Quantifying the Challenges
Bankability and bureaucracy emerged as two of the key challenges for investment in energy infrastructure, especially in relation to South Africa’s renewable energy targets, which depend largely on access to development funding and the implementation of Renewable Energy Feed-In Tariffs (REFIT) to come to fruition.
Christoph Frei said key hurdles included a lack of specific meso-financing mechanisms, local skills for project initiation, sustainable local ownership models and adequate policy frameworks, while key requirements were financing vehicles for clean rural infrastructure development and skills development for project initiation.
Unlocking the funding for rural electrification and renewable energy projects is a challenge. The numbers seem to add up and innovative financing models are being developed. Plus, poor people are already paying a premium for the energy they can access (diesel, paraffin, LPG etc.) But these projects are still not commercially bankable on the whole and rely on CSI and development funding to happen at all.
Business and development institutions cited red tape at regional, national and municipal level as obstacles to implementing rural infrastructure and development projects.
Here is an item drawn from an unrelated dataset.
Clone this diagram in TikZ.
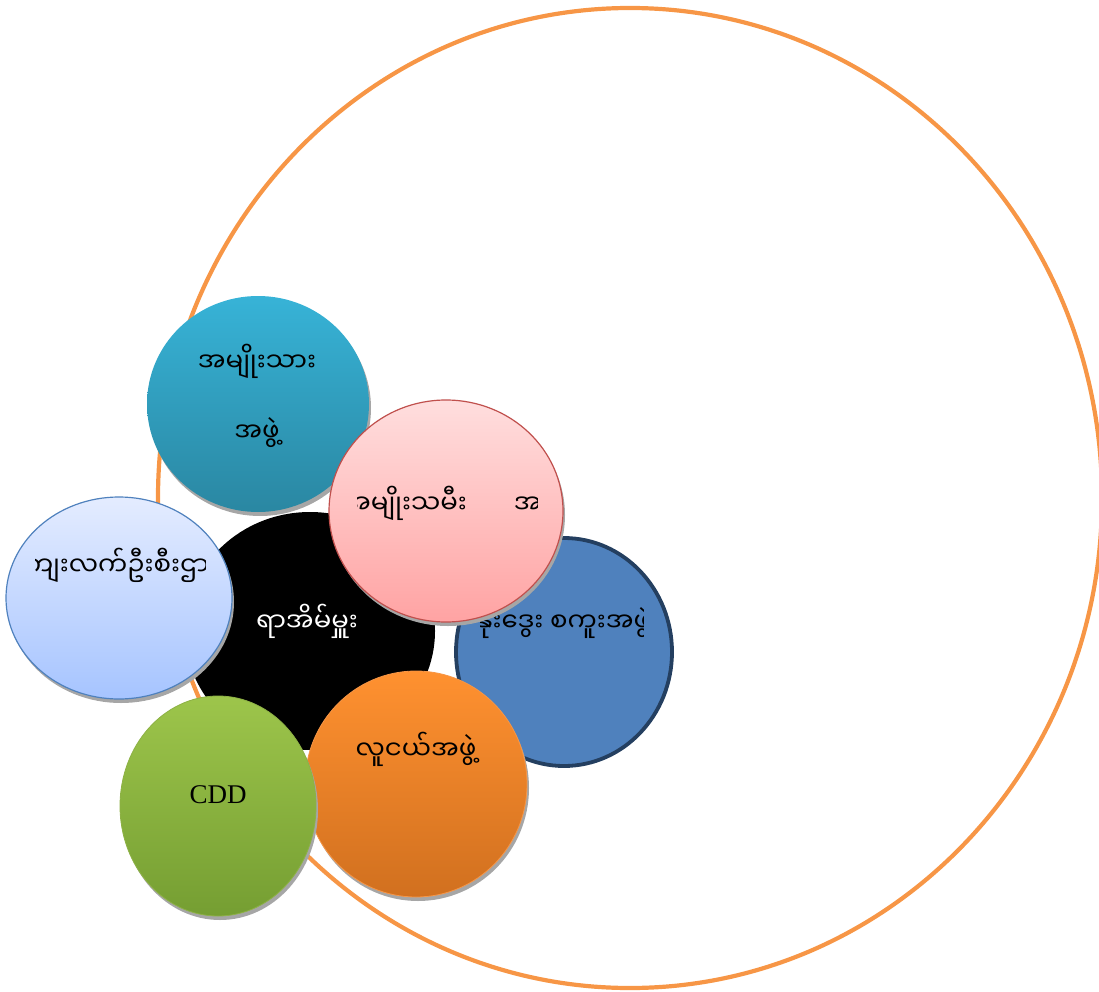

They said stop-start approaches by the authorities, and delays in signing agreements and obtaining licenses undermined the confidence and buy-in of local communities, who sometimes waited years for projects to get off the ground.
Free market guru Dr Leon Louw, executive director of the Free Market Foundation, said South Africa would pay the price for inefficient energy policy in continued poverty, unemployment and low economic growth rates. Louw said uncertainty in energy policy and supply had already cost South Africa R120-bn or 5% of GDP.
He added that it was essential for government to quantify the outcomes of energy and policy alternatives as accurately as possible by adopting thorough cost-benefit analyses (CBAs) and risk impact assessments (RIAs). These should be independent, actuarial assessments signed off by all government departments and should measure direct and indirect costs and assess the risk of unintended consequences.